Dans ce lot, il n’y a pas que des non-jeûneurs, comme l’explique Mouhamed Diagne. Certes, il y a une partie qui n’observe pas le jeûne, ce sont les talibés de ‘’Keur’’ Mame Cheikh Ibrahima Fall. Par contre, il y a une autre partie qui observe bien le quatrième pilier de l’Islam. Ces propos sont confirmés par Massaër Diop qui avoue avoir arrêté de jeûner il y a de cela trois ans. ‘’Je suis un talibé de Mame Cheikh Ibra Fall, c’est la raison pour laquelle je n’observe pas le jeûne, même si je peux rester toute une journée sans manger ni boire. Néanmoins, pendant le mois de Ramadan, on nous conseille d’être propre, d’être sans souillure, de pardonner et de respecter les personnes âgées. C’est juste un ‘’ndigël’’. De plus, à l’heure de la coupure du jeûne, nous donnons à manger aux jeûneurs’’, souligne le soudeur métallique, les lèvres sèches comme s’il avait jeûné.

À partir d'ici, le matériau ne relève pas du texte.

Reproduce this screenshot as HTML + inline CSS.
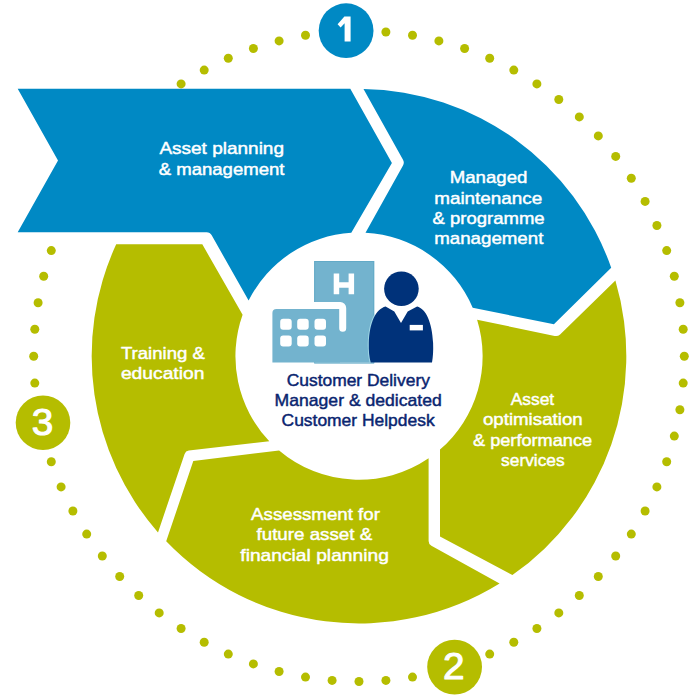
<!DOCTYPE html>
<html><head><meta charset="utf-8"><title>Service cycle diagram</title>
<style>html,body{margin:0;padding:0;background:#fff;width:700px;height:700px;overflow:hidden;font-family:"Liberation Sans",sans-serif}</style>
</head><body>
<svg width="700" height="700" viewBox="0 0 700 700" style="display:block;font-family:'Liberation Sans',sans-serif">
<g fill="#b5bd00"><circle cx="684.3" cy="356.2" r="4.5"/><circle cx="683.2" cy="383.1" r="4.5"/><circle cx="679.9" cy="409.7" r="4.5"/><circle cx="674.3" cy="436.1" r="4.5"/><circle cx="666.7" cy="461.8" r="4.5"/><circle cx="656.9" cy="486.9" r="4.5"/><circle cx="645.1" cy="511.0" r="4.5"/><circle cx="631.3" cy="534.1" r="4.5"/><circle cx="615.7" cy="556.0" r="4.5"/><circle cx="598.3" cy="576.5" r="4.5"/><circle cx="579.3" cy="595.5" r="4.5"/><circle cx="558.8" cy="612.9" r="4.5"/><circle cx="536.9" cy="628.5" r="4.5"/><circle cx="513.8" cy="642.3" r="4.5"/><circle cx="489.7" cy="654.1" r="4.5"/><circle cx="464.6" cy="663.9" r="4.5"/><circle cx="438.9" cy="671.5" r="4.5"/><circle cx="412.5" cy="677.1" r="4.5"/><circle cx="385.9" cy="680.4" r="4.5"/><circle cx="359.0" cy="681.5" r="4.5"/><circle cx="332.1" cy="680.4" r="4.5"/><circle cx="305.5" cy="677.1" r="4.5"/><circle cx="279.1" cy="671.5" r="4.5"/><circle cx="253.4" cy="663.9" r="4.5"/><circle cx="228.3" cy="654.1" r="4.5"/><circle cx="204.2" cy="642.3" r="4.5"/><circle cx="181.1" cy="628.5" r="4.5"/><circle cx="159.2" cy="612.9" r="4.5"/><circle cx="138.7" cy="595.5" r="4.5"/><circle cx="119.7" cy="576.5" r="4.5"/><circle cx="102.3" cy="556.0" r="4.5"/><circle cx="86.7" cy="534.1" r="4.5"/><circle cx="72.9" cy="511.0" r="4.5"/><circle cx="61.1" cy="486.9" r="4.5"/><circle cx="51.3" cy="461.8" r="4.5"/><circle cx="43.7" cy="436.1" r="4.5"/><circle cx="38.1" cy="409.7" r="4.5"/><circle cx="34.8" cy="383.1" r="4.5"/><circle cx="33.7" cy="356.2" r="4.5"/><circle cx="34.8" cy="329.3" r="4.5"/><circle cx="38.1" cy="302.7" r="4.5"/><circle cx="43.7" cy="276.3" r="4.5"/><circle cx="51.3" cy="250.6" r="4.5"/><circle cx="61.1" cy="225.5" r="4.5"/><circle cx="72.9" cy="201.4" r="4.5"/><circle cx="86.7" cy="178.3" r="4.5"/><circle cx="102.3" cy="156.4" r="4.5"/><circle cx="119.7" cy="135.9" r="4.5"/><circle cx="138.7" cy="116.9" r="4.5"/><circle cx="159.2" cy="99.5" r="4.5"/><circle cx="181.1" cy="83.9" r="4.5"/><circle cx="204.2" cy="70.1" r="4.5"/><circle cx="228.3" cy="58.3" r="4.5"/><circle cx="253.4" cy="48.5" r="4.5"/><circle cx="279.1" cy="40.9" r="4.5"/><circle cx="305.5" cy="35.3" r="4.5"/><circle cx="332.1" cy="32.0" r="4.5"/><circle cx="359.0" cy="30.9" r="4.5"/><circle cx="385.9" cy="32.0" r="4.5"/><circle cx="412.5" cy="35.3" r="4.5"/><circle cx="438.9" cy="40.9" r="4.5"/><circle cx="464.6" cy="48.5" r="4.5"/><circle cx="489.7" cy="58.3" r="4.5"/><circle cx="513.8" cy="70.1" r="4.5"/><circle cx="536.9" cy="83.9" r="4.5"/><circle cx="558.8" cy="99.5" r="4.5"/><circle cx="579.3" cy="116.9" r="4.5"/><circle cx="598.3" cy="135.9" r="4.5"/><circle cx="615.7" cy="156.4" r="4.5"/><circle cx="631.3" cy="178.3" r="4.5"/><circle cx="645.1" cy="201.4" r="4.5"/><circle cx="656.9" cy="225.5" r="4.5"/><circle cx="666.7" cy="250.6" r="4.5"/><circle cx="674.3" cy="276.3" r="4.5"/><circle cx="679.9" cy="302.7" r="4.5"/><circle cx="683.2" cy="329.3" r="4.5"/></g>
<path d="M17.7,88.7 L350.3,88.7 L391.9,162.9 L351.3,232.8 A123.6,123.6 0 0 0 248.6,300.6 L211.7,235.3 Q210,232.3 206.6,232.3 L17.7,232.3 L58,160.6 Z" fill="#0089c4"/>
<path d="M363.5,88.9 A267.3,267.3 0 0 1 611.2,267.7 L553.9,324.3 L472.7,307.7 A123.6,123.6 0 0 0 365.5,232.8 L403.0,165.4 Q404.6,162.6 403.0,159.8 Z" fill="#0089c4"/>
<path d="M615.4,280.6 A267.3,267.3 0 0 1 512.4,575.1 L440.0,536.6 L440.0,449.6 A123.6,123.6 0 0 0 477.1,319.7 L554.7,335.9 Q557.8,336.6 560.1,334.4 Z" fill="#b5bd00"/>
<path d="M499.6,583.5 A267.3,267.3 0 0 1 166.2,541.3 L193.3,461.1 L279.1,450.5 A123.6,123.6 0 0 0 428.6,458.3 L428.6,541.1 Q428.6,544.3 431.4,545.8 Z" fill="#b5bd00"/>
<path d="M158.0,532.4 A267.3,267.3 0 0 1 116.2,244.3 L202.3,244.3 L242.6,314.8 A123.6,123.6 0 0 0 269.3,441.3 L188.8,450.5 Q185.6,450.9 184.6,453.9 Z" fill="#b5bd00"/>
<circle cx="346.1" cy="30.7" r="27.4" fill="#0089c4"/>
<circle cx="454.6" cy="667.1" r="27.4" fill="#b5bd00"/>
<circle cx="43.0" cy="422.7" r="27.3" fill="#b5bd00"/>
<path d="M344.4,16.6 H350.6 V41.4 H344.6 V23.3 L340.6,27.6 L337.6,24.3 Z" fill="#fff"/>
<text x="453.7" y="679.1" font-size="37" fill="#fff" stroke="#fff" stroke-width="1.1" stroke-linejoin="round" text-anchor="middle" textLength="21.5" lengthAdjust="spacingAndGlyphs">2</text>
<text x="42.4" y="434.6" font-size="37" fill="#fff" stroke="#fff" stroke-width="1.1" stroke-linejoin="round" text-anchor="middle" textLength="21.5" lengthAdjust="spacingAndGlyphs">3</text>
<rect x="314.2" y="261" width="60" height="101.6" fill="#73b3ce"/>
<rect x="314.7" y="261.5" width="59" height="101.6" fill="none" stroke="#63aac7" stroke-width="1"/>
<path d="M272.4,362.6 V313 Q272.4,308.9 276.5,308.9 H340 V362.6 Z" fill="#73b3ce"/>
<path d="M300,305.5 H340.2 A2.5,2.5 0 0 1 342.7,308 V328.2" fill="none" stroke="#fff" stroke-width="7" stroke-linecap="round"/>
<rect x="280.2" y="318.8" width="11.5" height="11" rx="3" fill="#fff"/>
<rect x="297.2" y="318.8" width="11.5" height="11" rx="3" fill="#fff"/>
<rect x="314.5" y="318.8" width="11.5" height="11" rx="3" fill="#fff"/>
<rect x="280.2" y="335.6" width="11.5" height="11" rx="3" fill="#fff"/>
<rect x="297.2" y="335.6" width="11.5" height="11" rx="3" fill="#fff"/>
<rect x="314.5" y="335.6" width="11.5" height="11" rx="3" fill="#fff"/>
<path d="M333.7,273.6 h5.5 v8.6 h9.4 v-8.6 h5.5 v20.7 h-5.5 v-6.6 h-9.4 v6.6 h-5.5 Z" fill="#fff"/>
<clipPath id="bc"><rect x="314.2" y="261" width="60" height="101.6"/></clipPath>
<path d="M385.6,306.5 L394.3,311.5 L401,322.9 L407.7,311.5 L417.1,306.5 C426,309 432,322 433.1,343 C433.4,351 433,357 432,362.6 H370.7 C369.2,357 368.6,351 368.8,343 C369.5,322 376,309 385.6,306.5 Z" fill="none" stroke="#9fd6e6" stroke-width="2.2" clip-path="url(#bc)"/>
<circle cx="401.4" cy="288.8" r="17.3" fill="#00327a"/>
<path d="M385.6,306.5 L394.3,311.5 L401,322.9 L407.7,311.5 L417.1,306.5 C426,309 432,322 433.1,343 C433.4,351 433,357 432,362.6 H370.7 C369.2,357 368.6,351 368.8,343 C369.5,322 376,309 385.6,306.5 Z" fill="#00327a"/>
<rect x="409.7" y="324.9" width="13.2" height="5.5" fill="#fff"/>
<text x="159.4" y="153.8" textLength="124.6" lengthAdjust="spacingAndGlyphs" font-size="17" fill="#fff" stroke="#fff" stroke-width="0.45" stroke-linejoin="round" font-weight="normal">Asset planning</text><text x="158.7" y="174.9" textLength="125.8" lengthAdjust="spacingAndGlyphs" font-size="17" fill="#fff" stroke="#fff" stroke-width="0.45" stroke-linejoin="round" font-weight="normal">&amp; management</text>
<text x="449.7" y="182.7" textLength="77.7" lengthAdjust="spacingAndGlyphs" font-size="17" fill="#fff" stroke="#fff" stroke-width="0.45" stroke-linejoin="round" font-weight="normal">Managed</text><text x="434.2" y="203.7" textLength="108.1" lengthAdjust="spacingAndGlyphs" font-size="17" fill="#fff" stroke="#fff" stroke-width="0.45" stroke-linejoin="round" font-weight="normal">maintenance</text><text x="432.6" y="224.3" textLength="112.0" lengthAdjust="spacingAndGlyphs" font-size="17" fill="#fff" stroke="#fff" stroke-width="0.45" stroke-linejoin="round" font-weight="normal">&amp; programme</text><text x="434.2" y="244.4" textLength="109.2" lengthAdjust="spacingAndGlyphs" font-size="17" fill="#fff" stroke="#fff" stroke-width="0.45" stroke-linejoin="round" font-weight="normal">management</text>
<text x="510.7" y="404.7" textLength="43.5" lengthAdjust="spacingAndGlyphs" font-size="17" fill="#fff" stroke="#fff" stroke-width="0.45" stroke-linejoin="round" font-weight="normal">Asset</text><text x="482.9" y="425.0" textLength="99.8" lengthAdjust="spacingAndGlyphs" font-size="17" fill="#fff" stroke="#fff" stroke-width="0.45" stroke-linejoin="round" font-weight="normal">optimisation</text><text x="473.0" y="445.8" textLength="119.1" lengthAdjust="spacingAndGlyphs" font-size="17" fill="#fff" stroke="#fff" stroke-width="0.45" stroke-linejoin="round" font-weight="normal">&amp; performance</text><text x="501.1" y="466.4" textLength="63.6" lengthAdjust="spacingAndGlyphs" font-size="17" fill="#fff" stroke="#fff" stroke-width="0.45" stroke-linejoin="round" font-weight="normal">services</text>
<text x="251.1" y="519.8" textLength="128.8" lengthAdjust="spacingAndGlyphs" font-size="17" fill="#fff" stroke="#fff" stroke-width="0.45" stroke-linejoin="round" font-weight="normal">Assessment for</text><text x="256.5" y="540.1" textLength="115.7" lengthAdjust="spacingAndGlyphs" font-size="17" fill="#fff" stroke="#fff" stroke-width="0.45" stroke-linejoin="round" font-weight="normal">future asset &amp;</text><text x="240.3" y="560.7" textLength="148.6" lengthAdjust="spacingAndGlyphs" font-size="17" fill="#fff" stroke="#fff" stroke-width="0.45" stroke-linejoin="round" font-weight="normal">financial planning</text>
<text x="120.9" y="358.8" textLength="84.0" lengthAdjust="spacingAndGlyphs" font-size="17" fill="#fff" stroke="#fff" stroke-width="0.45" stroke-linejoin="round" font-weight="normal">Training &amp;</text><text x="120.9" y="378.7" textLength="83.5" lengthAdjust="spacingAndGlyphs" font-size="17" fill="#fff" stroke="#fff" stroke-width="0.45" stroke-linejoin="round" font-weight="normal">education</text>
<text x="286.7" y="386.3" textLength="143.2" lengthAdjust="spacingAndGlyphs" font-size="17" fill="#0a2570" stroke="#0a2570" stroke-width="0.45" stroke-linejoin="round" font-weight="normal">Customer Delivery</text><text x="274.6" y="406.1" textLength="167.2" lengthAdjust="spacingAndGlyphs" font-size="17" fill="#0a2570" stroke="#0a2570" stroke-width="0.45" stroke-linejoin="round" font-weight="normal">Manager &amp; dedicated</text><text x="281.6" y="425.9" textLength="153.0" lengthAdjust="spacingAndGlyphs" font-size="17" fill="#0a2570" stroke="#0a2570" stroke-width="0.45" stroke-linejoin="round" font-weight="normal">Customer Helpdesk</text>
</svg>
</body></html>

Pour se justifier de la nouvelle voie empruntée, cet ouvrier affirme avoir noté un réel changement dans sa vie. Notamment en cessant de se livrer à certains actes  interdits dans la religion musulmane. ‘’Auparavant, j’allais dans les boîtes de nuit et je collectionnais des filles, je faisais ce qui me plaisait. Maintenant, j’ai tout laissé, grâce à ce sacerdoce qui est ma priorité’’, dit-il.

Par ailleurs, si d’aucuns ne comptent pas boire le café préparé par les Baye Fall, d’autres ne se font pas prier et ne veulent, sous aucun prétexte, rater ce moment de la rupture du jeûne, en leur compagnie. Une reconnaissance qui remonte tant bien que mal le moral des talibés qui se disent prêts à ne pas baisser les bras de sitôt. ‘’Nous allons continuer à préparer le ‘’café Touba’’ et à le distribuer tous les soirs et ce, jusqu’à la fin du mois de Ramadan’’, a laissé entendre Lamp Diop, tout heureux.